If a large number of residents say clearly "Enough!" change becomes possible. These standards help create the conditions for that change by building the community capacity needed to advance ethical leadership, good governance, and public trust.


Guidelines for Participation

DO:

  1. Criticize or challenge issues, policies, and systems—not personalities
  2.  Provide evidence and sources for factual claims
  3. Try to understand deeper interests and needs, not just positions people have taken
  4. Acknowledge when you're uncertain or speculating
  5. Respect different viewpoints and lived experiences
  6. Treat everyone the way you would treat honored guests in your home
  7. Use your PEN name consistently to build trust
  8. Frame criticism constructively: Turn criticism into positive goals for the next time we do the program.  (For example, instead of criticizing, "Candidate X's volunteers stole my signs. Turn it into a positive goal:  Next time, no one steals campaign signs.)
  9.  Distinguish between ethics failures and honest mistakes
  10. Ask clarifying questions before assuming intent

DON'T:

  1. Attack other community members characters
  2. Share or attempt to discover others' real identities
  3. Post information you know or suspect is false
  4. Use your PEN name to evade accountability for harmful speech
  5. Impersonate officials, organizations, or other PEN names
  6. Assume bad faith when good faith explanations are possible
  7. Discourage others from participating through intimidation
  8. Make definitive claims about others' motivations or character

Moderating the Discussion

We moderate with a light touch, trusting the community to self-regulate most of the time. Our goal is education and course-correction, not punishment.

We Will:

  1. Invite any community member to alert Dr. Shanks to any posts that appear to violate these standards. Use the "Alert Moderators" button in the footer or in other places
  2. Remove comments that clearly violate these standard
  3. Issue private warnings for first-time or borderline violations
  4. Work with members to understand and correct problematic patterns
  5. Provide clear explanations when we take action
  6. Protect members who report violations from retaliation

We Will Suspend or Remove Accounts When Someone:

  1. Repeatedly violates standards after warnings
  2. Causes serious harm to other members
  3. Uses their PEN name in bad faith to evade accountability
  4. Attempts to identify or expose other members
  5. Engages in illegal activity

We Will Report to Authorities:

  1. Credible threats of violence
  2. Evidence of illegal activity
  3. Attempts to hack, dox, or otherwise compromise the system

Privacy Commitment

Your PEN name protects you from retaliation. We protect your real identity:

  1. Only verified Santa Clara stakeholders can participate  (Stakeholder=anyone concerned about Santa Clara ethics)
  2. Your real name and contact information are encrypted
  3. No one but the site administrator has access to your identity
  4. We will never sell, share, or leak your information
  5. You can delete your account and data at any time (Through the Withdraw button in the footer)
  6. We use industry-standard security protocols

    See the Privacy Policy link at the top of the page for complete details.
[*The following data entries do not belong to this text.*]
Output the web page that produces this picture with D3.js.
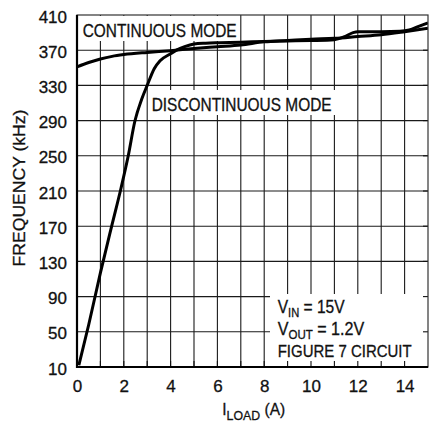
<!DOCTYPE html>
<html><head><meta charset="utf-8">
<script src="https://cdn.jsdelivr.net/npm/d3@7"></script>
<style>
html,body{margin:0;padding:0;background:#fff;}
svg{display:block;}
text{font-family:"Liberation Sans",Arial,sans-serif;fill:#111;stroke:#111;stroke-width:0.3px;}
</style></head>
<body>
<svg id="chart" width="429" height="428"></svg>
<script>
// ---- data ----
const xTickValues = [0, 2, 4, 6, 8, 10, 12, 14];
const yTickValues = [10, 50, 90, 130, 170, 210, 250, 290, 330, 370, 410];
const continuousLoad = [0, 0.5, 1, 1.5, 2, 3, 4, 5, 6, 7, 8, 9, 10, 11, 12, 13, 14, 15];
const continuousFreq = [351, 356, 360, 363, 365, 367.5, 369.5, 372, 374, 376, 379.5, 381, 382.5, 383.5, 385.5, 387.5, 391, 395];
const discontinuousLoad = [0.08, 0.5, 1.0, 1.5, 1.87, 2.19, 2.47, 2.76, 3.0, 3.3, 3.55, 4.0, 4.25, 4.6, 5.0, 5.5, 6, 7, 8, 9, 10, 11, 11.4, 11.8, 12, 13, 13.8, 14.2, 14.6, 15];
const discontinuousFreq = [12, 58, 117, 172, 212, 250, 289, 314, 330, 349, 358, 366, 370, 374, 377, 378, 378.5, 379, 380, 380.5, 381, 382, 385, 390, 391, 391, 391.5, 393, 397, 401];
const labelContinuous = "CONTINUOUS MODE";
const labelDiscontinuous = "DISCONTINUOUS MODE";
const yAxisTitle = "FREQUENCY (kHz)";
const noteLines = [["V", "IN", " = 15V"], ["V", "OUT", " = 1.2V"], ["FIGURE 7 CIRCUIT", "", ""]];

// ---- layout ----
const svg = d3.select("#chart");
const L = 77, R = 428, T = 15, B = 367;
const x = d3.scaleLinear().domain([0, 15]).range([L, R]);
const y = d3.scaleLinear().domain([10, 410]).range([B, T]);

function placeText(px, py, str, size, targetW, anchor) {
  const g = svg.append("g");
  const t = g.append("text").attr("font-size", size).attr("text-anchor", anchor || "start").text(str);
  const s = targetW ? targetW / t.node().getComputedTextLength() : 1;
  g.attr("transform", `translate(${px},${py}) scale(${s},1)`);
  return g;
}

// grid
const gridG = svg.append("g").attr("stroke", "#1a1a1a").attr("stroke-width", 1.1);
gridG.selectAll("line.v").data(d3.range(1, 15)).join("line")
  .attr("x1", d => x(d)).attr("x2", d => x(d)).attr("y1", T).attr("y2", B);
gridG.selectAll("line.h").data(yTickValues.slice(1, -1)).join("line")
  .attr("x1", L).attr("x2", R).attr("y1", d => y(d)).attr("y2", d => y(d));

// label boxes (white, cover grid)
svg.append("rect").attr("x", L + 1).attr("y", T + 1).attr("width", 239 - L - 1).attr("height", 41 - T - 1).attr("fill", "#fff");
svg.append("rect").attr("x", 149).attr("y", 90).attr("width", 336 - 149).attr("height", 25).attr("fill", "#fff");
svg.append("rect").attr("x", 270).attr("y", 294).attr("width", R - 270).attr("height", B - 294).attr("fill", "#fff");

// inner ticks
const tickG = svg.append("g").attr("stroke", "#111").attr("stroke-width", 1.1);
tickG.selectAll("line.bt").data(d3.range(1, 15)).join("line")
  .attr("x1", d => x(d)).attr("x2", d => x(d)).attr("y1", B).attr("y2", B - 6);
tickG.selectAll("line.rt").data(yTickValues.slice(1, -1)).join("line")
  .attr("x1", R).attr("x2", R - 5).attr("y1", d => y(d)).attr("y2", d => y(d));

// curves
svg.append("clipPath").attr("id", "clip").append("rect").attr("x", L).attr("y", T).attr("width", R - L).attr("height", B - T);
const line = d3.line().x(d => x(d[0])).y(d => y(d[1])).curve(d3.curveMonotoneX);
const cData = continuousLoad.map((v, i) => [v, continuousFreq[i]]);
const dData = discontinuousLoad.map((v, i) => [v, discontinuousFreq[i]]);
[cData, dData].forEach(dd => {
  svg.append("path").datum(dd).attr("d", line).attr("fill", "none")
    .attr("stroke", "#000").attr("stroke-width", 3).attr("stroke-linejoin", "round")
    .attr("clip-path", "url(#clip)");
});

// frame
svg.append("rect").attr("x", L).attr("y", T).attr("width", R - L).attr("height", B - T)
  .attr("fill", "none").attr("stroke", "#333").attr("stroke-width", 1.2);
svg.append("path").attr("d", `M${L},${T}V${B}H${R}`).attr("fill", "none").attr("stroke", "#000").attr("stroke-width", 2.2);

// axes tick labels via d3 axis
const yAxis = svg.append("g").attr("transform", `translate(${L},0)`)
  .call(d3.axisLeft(y).tickValues(yTickValues).tickSize(0).tickPadding(10));
yAxis.select(".domain").remove();
yAxis.selectAll("text").attr("font-size", 17).attr("font-family", "Liberation Sans, Arial, sans-serif").attr("fill", "#111").attr("dy", "0.42em");
const xAxis = svg.append("g").attr("transform", `translate(0,${B})`)
  .call(d3.axisBottom(x).tickValues(xTickValues).tickSize(0).tickPadding(13));
xAxis.select(".domain").remove();
xAxis.selectAll("text").attr("font-size", 17).attr("font-family", "Liberation Sans, Arial, sans-serif").attr("fill", "#111");

// in-plot labels
placeText(82.7, 37, labelContinuous, 17.5, 154);
placeText(151.7, 111, labelDiscontinuous, 17.5, 180);

// annotation
const noteY = [313, 335, 357];
const noteW = [67, 86.6, 134];
const noteSize = [17.5, 17.5, 16.5];
noteLines.forEach((ln, i) => {
  const g = svg.append("g");
  const t = g.append("text").attr("font-size", noteSize[i]);
  t.append("tspan").text(ln[0]);
  if (ln[1]) {
    t.append("tspan").attr("font-size", 12.5).attr("dy", 3.5).text(ln[1]);
    t.append("tspan").attr("dy", -3.5).text(ln[2]);
  }
  const s = noteW[i] / t.node().getComputedTextLength();
  g.attr("transform", `translate(277.7,${noteY[i]}) scale(${s},1)`);
});

// x title
{
  const g = svg.append("g");
  const t = g.append("text").attr("font-size", 17);
  t.append("tspan").text("I");
  t.append("tspan").attr("font-size", 13.5).attr("dy", 5).text("LOAD");
  t.append("tspan").attr("dy", -5).text(" (A)");
  const s = 63 / t.node().getComputedTextLength();
  g.attr("transform", `translate(222.3,415) scale(${s},1)`);
}
// y title
{
  const g = svg.append("g");
  const t = g.append("text").attr("font-size", 17).attr("text-anchor", "middle").text(yAxisTitle);
  const s = 157 / t.node().getComputedTextLength();
  g.attr("transform", `translate(25,188) rotate(-90) scale(${s},1)`);
}
</script>
</body></html>
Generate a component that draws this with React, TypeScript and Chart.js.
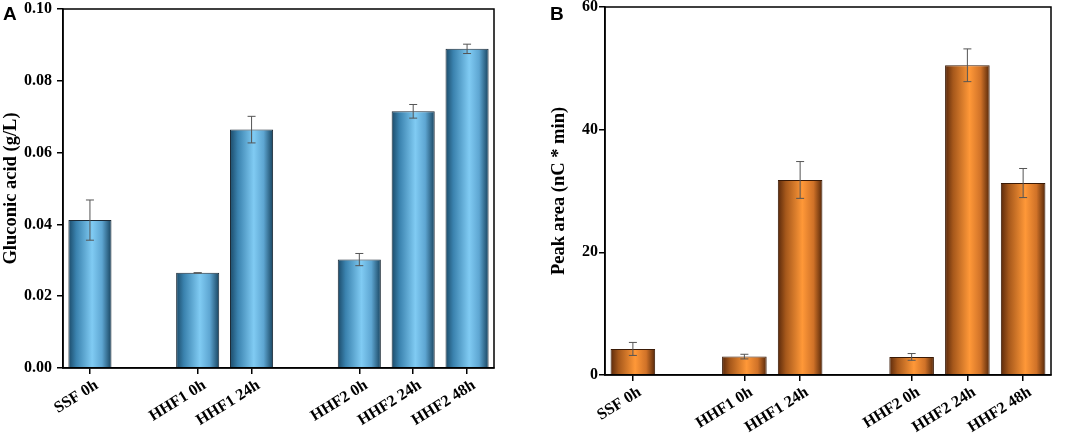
import { useEffect, useRef } from 'react'
import { Chart, registerables } from 'chart.js'

Chart.register(...registerables)

// category slots, empty strings are the gaps between groups
const categories = ['SSF 0h', '', 'HHF1 0h', 'HHF1 24h', '', 'HHF2 0h', 'HHF2 24h', 'HHF2 48h']

const gluconicAcid = [0.0412, null, 0.0265, 0.0664, null, 0.0302, 0.0715, 0.0889]
const gluconicErr = [0.0056, null, 0, 0.0037, null, 0.0017, 0.0019, 0.0013]
const gluconicTicks = [0, 0.02, 0.04, 0.06, 0.08, 0.1]

const peakArea = [4.25, null, 3.0, 31.8, null, 2.95, 50.5, 31.3]
const peakErr = [1.06, null, 0.38, 3.0, null, 0.55, 2.67, 2.37]
const peakTicks = [0, 20, 40, 60]

const serif = '"Liberation Serif", "Times New Roman", serif'

const blueStops: [number, string][] = [
  [0, '#1b4a68'],
  [0.18, '#3a82ae'],
  [0.55, '#80cbf3'],
  [0.78, '#5ea6d2'],
  [1, '#17435f'],
]
const orangeStops: [number, string][] = [
  [0, '#5a290b'],
  [0.18, '#a6581b'],
  [0.55, '#ff9838'],
  [0.8, '#d07228'],
  [1, '#552709'],
]

type PanelPropsT = {
  letter: string
  values: (number | null)[]
  errors: (number | null)[]
  ticks: number[]
  decimals: number
  yTitle: string
  stops: [number, string][]
  border: string
  left: number
  width: number
  pad: { left: number; top: number; right: number }
  yWidth: number
  xHeight: number
  tickPad: number
  letterLeft: number
}

const Panel = (p: PanelPropsT) => {
  const canvasRef = useRef<HTMLCanvasElement>(null)

  useEffect(() => {
    const errorBars = {
      id: 'errorBars',
      afterDatasetsDraw(chart: any) {
        const ctx = chart.ctx
        const y = chart.scales.y
        const meta = chart.getDatasetMeta(0)
        ctx.save()
        ctx.strokeStyle = '#555'
        ctx.lineWidth = 1
        meta.data.forEach((bar: any, i: number) => {
          const v = p.values[i]
          const e = p.errors[i]
          if (v == null || e == null) return
          const top = y.getPixelForValue(v + e)
          const bot = y.getPixelForValue(v - e)
          ctx.beginPath()
          ctx.moveTo(bar.x, top)
          ctx.lineTo(bar.x, bot)
          ctx.moveTo(bar.x - 4, top)
          ctx.lineTo(bar.x + 4, top)
          ctx.moveTo(bar.x - 4, bot)
          ctx.lineTo(bar.x + 4, bot)
          ctx.stroke()
        })
        ctx.restore()
      },
    }

    const frame = {
      id: 'frame',
      afterDraw(chart: any) {
        const { left, top, right, bottom } = chart.chartArea
        const ctx = chart.ctx
        ctx.save()
        ctx.strokeStyle = '#000'
        ctx.lineWidth = 1.5
        ctx.strokeRect(left, top, right - left, bottom - top)
        ctx.restore()
      },
    }

    const chart = new Chart(canvasRef.current!, {
      type: 'bar',
      data: {
        labels: categories,
        datasets: [
          {
            data: p.values as any,
            backgroundColor: (c: any) => {
              const xs = c.chart.scales.x
              if (!xs || !c.chart.chartArea) return p.stops[2][1]
              const cx = xs.getPixelForValue(c.dataIndex)
              const w = (xs.width / categories.length) * 0.8
              const g = c.chart.ctx.createLinearGradient(cx - w / 2, 0, cx + w / 2, 0)
              p.stops.forEach(([o, col]) => g.addColorStop(o, col))
              return g
            },
            borderColor: p.border,
            borderWidth: 1,
            barPercentage: 0.8,
            categoryPercentage: 1,
          },
        ],
      },
      options: {
        animation: false,
        responsive: true,
        maintainAspectRatio: false,
        layout: {
          padding: { left: p.pad.left, top: p.pad.top, right: p.pad.right, bottom: 0 },
        },
        plugins: { legend: { display: false }, tooltip: { enabled: false } },
        scales: {
          x: {
            offset: true,
            afterFit: (s: any) => {
              s.height = p.xHeight
              s.paddingLeft = 0
              s.paddingRight = 0
            },
            grid: {
              offset: false,
              drawOnChartArea: false,
              tickLength: 6,
              color: (c: any) => (categories[c.index] ? '#000' : 'rgba(0,0,0,0)'),
              lineWidth: 1.5,
            },
            border: { display: true, color: '#000', width: 1.5 },
            ticks: {
              autoSkip: false,
              minRotation: 32,
              maxRotation: 32,
              padding: 2,
              labelOffset: 7,
              color: '#000',
              font: { family: serif, size: 16, weight: 'bold' },
            },
          },
          y: {
            min: p.ticks[0],
            max: p.ticks[p.ticks.length - 1],
            afterFit: (s: any) => {
              s.width = p.yWidth
              s.paddingTop = 0
              s.paddingBottom = 0
            },
            afterBuildTicks: (s: any) => {
              s.ticks = p.ticks.map((v) => ({ value: v }))
            },
            grid: { drawOnChartArea: false, tickLength: 6, color: '#000', lineWidth: 1.5 },
            border: { display: true, color: '#000', width: 1.5 },
            ticks: {
              padding: p.tickPad,
              color: '#000',
              font: { family: serif, size: 16, weight: 'bold' },
              callback: (v: any) => Number(v).toFixed(p.decimals),
            },
            title: {
              display: true,
              text: p.yTitle,
              color: '#000',
              padding: 0,
              font: { family: serif, size: 18.5, weight: 'bold' },
            },
          },
        },
      },
      plugins: [errorBars, frame],
    })

    return () => chart.destroy()
  }, [])

  return (
    <div style={{ position: 'absolute', left: p.left, top: 0, width: p.width, height: 434 }}>
      <canvas ref={canvasRef}></canvas>
      <div
        style={{
          position: 'absolute',
          left: p.letterLeft,
          top: 3,
          fontFamily: '"Liberation Sans", Arial, sans-serif',
          fontWeight: 'bold',
          fontSize: 19,
          lineHeight: '22px',
        }}
      >
        {p.letter}
      </div>
    </div>
  )
}

const App = () => {
  return (
    <div style={{ position: 'absolute', left: 0, top: 0, width: 1065, height: 434, background: '#fff' }}>
      <Panel
        letter="A"
        values={gluconicAcid}
        errors={gluconicErr}
        ticks={gluconicTicks}
        decimals={2}
        yTitle="Gluconic acid (g/L)"
        stops={blueStops}
        border="#1c2a36"
        left={0}
        width={530}
        pad={{ left: 0, top: 9, right: 36 }}
        yWidth={63}
        xHeight={66}
        tickPad={5}
        letterLeft={3}
      />
      <Panel
        letter="B"
        values={peakArea}
        errors={peakErr}
        ticks={peakTicks}
        decimals={0}
        yTitle="Peak area (nC * min)"
        stops={orangeStops}
        border="#3a1a06"
        left={530}
        width={535}
        pad={{ left: 18, top: 7, right: 14 }}
        yWidth={57}
        xHeight={59}
        tickPad={1}
        letterLeft={20}
      />
    </div>
  )
}

export default App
    The Spirit of These Standards

    These rules exist to create the conditions for honest dialogue about difficult topics. We're all learning together how to rebuild trust—in our institutions, in each other, and in the democratic process itself.

    Some conversations will be uncomfortable. Some will surface real disagreements that can't be easily resolved. That's okay. That's democracy. What matters is that we engage each other with the respect we'd want for ourselves, the patience to understand before judging, and the courage to speak truth while leaving space for others to do the same.

    We're not asking for perfect agreement. We're asking for good faith, mutual respect, and a genuine commitment to making Santa Clara's governance and future better. If you can contribute to those things,  you belong here.